続・浜田節子の記録

書いておくべきことをひたすら書いていく小さなわたしの記録。

M『幕の宮殿』

2022-03-03 05:59:52 | 美術ノート

   『幕の宮殿』

 宮殿の幕なら分かる、しかし、幕の宮殿である。幕=宮殿ということだろうか。
 変形のパネルが六枚それぞれ孤立しているのか連結しているのかは不明だが、重なりつつも並列の態である。幕というものは一枚の布であり何かを被うものである。

 この場合、何を被っているのだろう、被いきれない室内の壁が露呈しており、壁も床もほぼ同色である。
 殿というものは大きな建物を指し、皇帝の御殿である。(あるいは神殿)
 建屋の一室に収まる凸凹のパネル一連が宮殿なのだろうか。殿は空間であり平面ではないが、あえてそう名付けているのだろうか。

 馬の鈴(伝説、口伝etc)、雲を浮かべた青空、緑の林・・・その三枚の前後に黒いパネル。いずれも時空を推しはかれないほどの巨きさを所有する、無限、果てないほどの地上を被うものである。
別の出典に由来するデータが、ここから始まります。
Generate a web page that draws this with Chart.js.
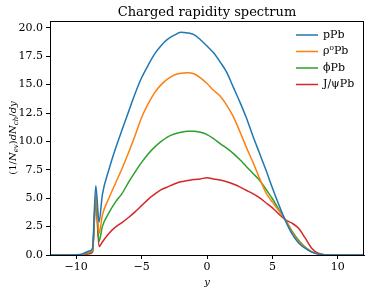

黒い画面が夜であるならば、各三枚は昼である。
 見えるものと見えないもの。
 縮小された画面の持つ無限の広がりを持つ世界。
 被われたものは被うものをはるかに超越するという視覚の誤読。

 この差異の変遷、ひどく居心地の悪い不可解。これが幕の宮殿であり、決して宮殿の幕ではあり得ないものである。